On Mon, May 21, 2018 at 02:10:54PM -0400, Derrick Stolee wrote:

> In the Discussion section of the `git merge-base` docs [1], we have the
> following:
> 
>     When the history involves criss-cross merges, there can be more than one
> best common ancestor for two commits. For example, with this topology:
> 
>     ---1---o---A
>         \ /
>          X
>         / \
>     ---2---o---o---B
> 
>     both 1 and 2 are merge-bases of A and B. Neither one is better than the
> other (both are best merge bases). When the --all option is not given,    
> it is unspecified which best one is output.
> 
> This means our official documentation mentions that we do not have a
> concrete way to differentiate between these choices.

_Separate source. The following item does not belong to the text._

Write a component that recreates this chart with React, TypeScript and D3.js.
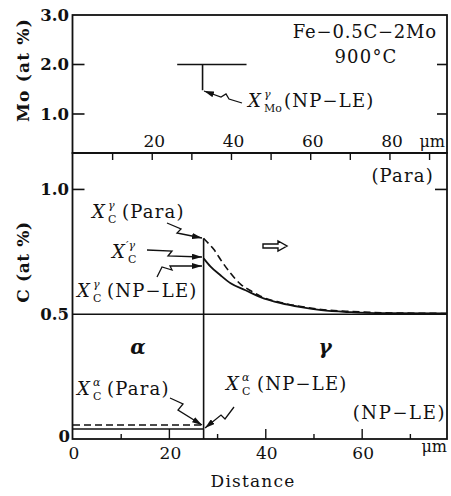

This makes me think
> that this change in behavior is not a bug, but it _is_ a change in behavior.
> It's worth mentioning, but I don't think there is any value in making sure
> `git merge-base` returns the same output.
> 
> Does anyone disagree? Is this something we should solidify so we always have
> a "definitive" merge-base?

Heh, I should have read your whole original message before responding,
not just the part that Elijah quoted.

Yes, I think this is clearly a case where all of the single merge-bases
we could show are equally good. And I don't think we should promise to
show a particular one, but I _do_ think it's friendly for us to have
deterministic tie-breakers (we certainly don't now).